Without the pictures, can you quote each line below exactly?

"""

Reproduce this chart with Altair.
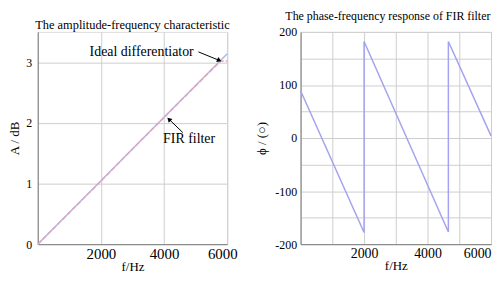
import altair as alt
import pandas as pd

# ---- data ----
amp_freq = [0, 1000, 2000, 3000, 4000, 5000, 5500, 5800, 6000]
fir_amp = [0, 0.52, 1.04, 1.57, 2.09, 2.61, 2.87, 3.02, 3.02]
ideal_freq = [0, 6000]
ideal_amp = [0, 3.14]

phase_freq = [0, 2000, 2000, 4656, 4656, 6000]
phase_deg = [89, -178, 182, -177, 182, 4]

panel_titles = ["The amplitude-frequency characteristic", "The phase-frequency response of FIR filter"]

# annotations (data coordinates)
ann_text = ["Ideal differentiator", "FIR filter"]
ann_text_x = [4940, 3970]
ann_text_y = [3.17, 1.73]
ann_align = ["right", "left"]
arrow_x0 = [5090, 4594]
arrow_y0 = [3.17, 1.84]
arrow_x1 = [5750, 4156]
arrow_y1 = [3.03, 2.06]
arrow_angle = [113, 315]

SERIF = "Liberation Serif"
GRID = "#cdcdcd"
DOMAIN = "#808080"

amp_df = pd.DataFrame({"f": amp_freq, "A": fir_amp, "i": range(len(amp_freq))})
ideal_df = pd.DataFrame({"f": ideal_freq, "A": ideal_amp})
phase_df = pd.DataFrame({"f": phase_freq, "p": phase_deg, "i": range(len(phase_freq))})
ann_df = pd.DataFrame({"t": ann_text, "x": ann_text_x, "y": ann_text_y, "al": ann_align})
arr_df = pd.DataFrame({"x0": arrow_x0, "y0": arrow_y0, "x1": arrow_x1, "y1": arrow_y1, "ang": arrow_angle})

xvals = list(range(0, 6001, 1000))
xlab = "datum.value > 0 && datum.value % 2000 == 0 ? '' + datum.value : ''"

def xaxis(flush_off, size):
    return alt.Axis(values=xvals, labelExpr=xlab, title="f/Hz",
                    ticks=False, grid=True, gridColor=GRID, domainColor=DOMAIN,
                    labelFont=SERIF, labelFontSize=size, labelColor="black",
                    labelFlush=True, labelFlushOffset=flush_off, labelPadding=2,
                    titleFont=SERIF, titleFontSize=13, titleFontWeight="normal",
                    titlePadding=0, titleColor="black")

# ---------- left panel ----------
xs_l = alt.X("f:Q", scale=alt.Scale(domain=[0, 6000], nice=False), axis=xaxis(10, 15))
ys_l = alt.Y("A:Q", scale=alt.Scale(domain=[0, 3.5], nice=False),
             axis=alt.Axis(values=[0, 0.5, 1, 1.5, 2, 2.5, 3, 3.5],
                           labelExpr="datum.value % 1 == 0 ? '' + datum.value : ''",
                           title="A / dB", ticks=False, grid=True, gridColor=GRID,
                           domainColor=DOMAIN, labelFont=SERIF, labelFontSize=12,
                           labelColor="black", labelPadding=6, titleFont=SERIF,
                           titleFontSize=13, titleFontWeight="normal", titlePadding=4,
                           titleColor="black"))

ideal = alt.Chart(ideal_df).mark_line(color="#a9b9f0", strokeWidth=1.5).encode(x=xs_l, y=ys_l)
fir = alt.Chart(amp_df).mark_line(color="#e6a3bd", strokeWidth=1.5, strokeDash=[5, 2]).encode(
    x=xs_l, y=ys_l, order="i:Q")
txt_r = alt.Chart(ann_df).transform_filter(alt.datum.al == "right").mark_text(
    font=SERIF, fontSize=14, baseline="middle", align="right", color="black").encode(
    x="x:Q", y="y:Q", text="t:N")
txt_l = alt.Chart(ann_df).transform_filter(alt.datum.al == "left").mark_text(
    font=SERIF, fontSize=14, baseline="middle", align="left", color="black").encode(
    x="x:Q", y="y:Q", text="t:N")
arr = alt.Chart(arr_df).mark_rule(color="black", strokeWidth=1).encode(
    x="x0:Q", y="y0:Q", x2="x1:Q", y2="y1:Q")
head = alt.Chart(arr_df).mark_point(shape="triangle-up", filled=True, color="black", size=28, opacity=1).encode(
    x="x1:Q", y="y1:Q", angle=alt.Angle("ang:Q", scale=None))

left = alt.layer(ideal, fir, arr, head, txt_r, txt_l).properties(
    width=191, height=214,
    title=alt.TitleParams(panel_titles[0], font=SERIF, fontSize=12.5, fontWeight="normal",
                          offset=0, color="black"))

# ---------- right panel ----------
xs_r = alt.X("f:Q", scale=alt.Scale(domain=[0, 6000], nice=False), axis=xaxis(0, 14))
ys_r = alt.Y("p:Q", scale=alt.Scale(domain=[-200, 200], nice=False),
             axis=alt.Axis(values=list(range(-200, 201, 50)),
                           labelExpr="datum.value % 100 == 0 ? '' + datum.value : ''",
                           title="ϕ / (○)", ticks=False, grid=True, gridColor=GRID,
                           domainColor=DOMAIN, labelFont=SERIF, labelFontSize=12,
                           labelColor="black", labelPadding=4, titleFont=SERIF,
                           titleFontSize=13, titleFontWeight="normal", titlePadding=6,
                           titleColor="black"))
phase = alt.Chart(phase_df).mark_line(color="#a3a3f0", strokeWidth=1.5).encode(
    x=xs_r, y=ys_r, order="i:Q")
right = phase.properties(
    width=192, height=214,
    title=alt.TitleParams(panel_titles[1], font=SERIF, fontSize=12, fontWeight="normal",
                          offset=3, dx=-8, color="black"))

chart = (alt.hconcat(left, right, spacing=74, bounds="flush")
         .properties(padding=0)
         .configure_view(stroke=None)
         .configure(background="white"))
chart.save("out.html", embed_options={"renderer": "svg", "actions": False})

"""

(COMPLETE RESPONSE)
Reproduce this chart with Altair.
import altair as alt
import pandas as pd

# ---- data ----
amp_freq = [0, 1000, 2000, 3000, 4000, 5000, 5500, 5800, 6000]
fir_amp = [0, 0.52, 1.04, 1.57, 2.09, 2.61, 2.87, 3.02, 3.02]
ideal_freq = [0, 6000]
ideal_amp = [0, 3.14]

phase_freq = [0, 2000, 2000, 4656, 4656, 6000]
phase_deg = [89, -178, 182, -177, 182, 4]

panel_titles = ["The amplitude-frequency characteristic", "The phase-frequency response of FIR filter"]

# annotations (data coordinates)
ann_text = ["Ideal differentiator", "FIR filter"]
ann_text_x = [4940, 3970]
ann_text_y = [3.17, 1.73]
ann_align = ["right", "left"]
arrow_x0 = [5090, 4594]
arrow_y0 = [3.17, 1.84]
arrow_x1 = [5750, 4156]
arrow_y1 = [3.03, 2.06]
arrow_angle = [113, 315]

SERIF = "Liberation Serif"
GRID = "#cdcdcd"
DOMAIN = "#808080"

amp_df = pd.DataFrame({"f": amp_freq, "A": fir_amp, "i": range(len(amp_freq))})
ideal_df = pd.DataFrame({"f": ideal_freq, "A": ideal_amp})
phase_df = pd.DataFrame({"f": phase_freq, "p": phase_deg, "i": range(len(phase_freq))})
ann_df = pd.DataFrame({"t": ann_text, "x": ann_text_x, "y": ann_text_y, "al": ann_align})
arr_df = pd.DataFrame({"x0": arrow_x0, "y0": arrow_y0, "x1": arrow_x1, "y1": arrow_y1, "ang": arrow_angle})

xvals = list(range(0, 6001, 1000))
xlab = "datum.value > 0 && datum.value % 2000 == 0 ? '' + datum.value : ''"

def xaxis(flush_off, size):
    return alt.Axis(values=xvals, labelExpr=xlab, title="f/Hz",
                    ticks=False, grid=True, gridColor=GRID, domainColor=DOMAIN,
                    labelFont=SERIF, labelFontSize=size, labelColor="black",
                    labelFlush=True, labelFlushOffset=flush_off, labelPadding=2,
                    titleFont=SERIF, titleFontSize=13, titleFontWeight="normal",
                    titlePadding=0, titleColor="black")

# ---------- left panel ----------
xs_l = alt.X("f:Q", scale=alt.Scale(domain=[0, 6000], nice=False), axis=xaxis(10, 15))
ys_l = alt.Y("A:Q", scale=alt.Scale(domain=[0, 3.5], nice=False),
             axis=alt.Axis(values=[0, 0.5, 1, 1.5, 2, 2.5, 3, 3.5],
                           labelExpr="datum.value % 1 == 0 ? '' + datum.value : ''",
                           title="A / dB", ticks=False, grid=True, gridColor=GRID,
                           domainColor=DOMAIN, labelFont=SERIF, labelFontSize=12,
                           labelColor="black", labelPadding=6, titleFont=SERIF,
                           titleFontSize=13, titleFontWeight="normal", titlePadding=4,
                           titleColor="black"))

ideal = alt.Chart(ideal_df).mark_line(color="#a9b9f0", strokeWidth=1.5).encode(x=xs_l, y=ys_l)
fir = alt.Chart(amp_df).mark_line(color="#e6a3bd", strokeWidth=1.5, strokeDash=[5, 2]).encode(
    x=xs_l, y=ys_l, order="i:Q")
txt_r = alt.Chart(ann_df).transform_filter(alt.datum.al == "right").mark_text(
    font=SERIF, fontSize=14, baseline="middle", align="right", color="black").encode(
    x="x:Q", y="y:Q", text="t:N")
txt_l = alt.Chart(ann_df).transform_filter(alt.datum.al == "left").mark_text(
    font=SERIF, fontSize=14, baseline="middle", align="left", color="black").encode(
    x="x:Q", y="y:Q", text="t:N")
arr = alt.Chart(arr_df).mark_rule(color="black", strokeWidth=1).encode(
    x="x0:Q", y="y0:Q", x2="x1:Q", y2="y1:Q")
head = alt.Chart(arr_df).mark_point(shape="triangle-up", filled=True, color="black", size=28, opacity=1).encode(
    x="x1:Q", y="y1:Q", angle=alt.Angle("ang:Q", scale=None))

left = alt.layer(ideal, fir, arr, head, txt_r, txt_l).properties(
    width=191, height=214,
    title=alt.TitleParams(panel_titles[0], font=SERIF, fontSize=12.5, fontWeight="normal",
                          offset=0, color="black"))

# ---------- right panel ----------
xs_r = alt.X("f:Q", scale=alt.Scale(domain=[0, 6000], nice=False), axis=xaxis(0, 14))
ys_r = alt.Y("p:Q", scale=alt.Scale(domain=[-200, 200], nice=False),
             axis=alt.Axis(values=list(range(-200, 201, 50)),
                           labelExpr="datum.value % 100 == 0 ? '' + datum.value : ''",
                           title="ϕ / (○)", ticks=False, grid=True, gridColor=GRID,
                           domainColor=DOMAIN, labelFont=SERIF, labelFontSize=12,
                           labelColor="black", labelPadding=4, titleFont=SERIF,
                           titleFontSize=13, titleFontWeight="normal", titlePadding=6,
                           titleColor="black"))
phase = alt.Chart(phase_df).mark_line(color="#a3a3f0", strokeWidth=1.5).encode(
    x=xs_r, y=ys_r, order="i:Q")
right = phase.properties(
    width=192, height=214,
    title=alt.TitleParams(panel_titles[1], font=SERIF, fontSize=12, fontWeight="normal",
                          offset=3, dx=-8, color="black"))

chart = (alt.hconcat(left, right, spacing=74, bounds="flush")
         .properties(padding=0)
         .configure_view(stroke=None)
         .configure(background="white"))
chart.save("out.html", embed_options={"renderer": "svg", "actions": False})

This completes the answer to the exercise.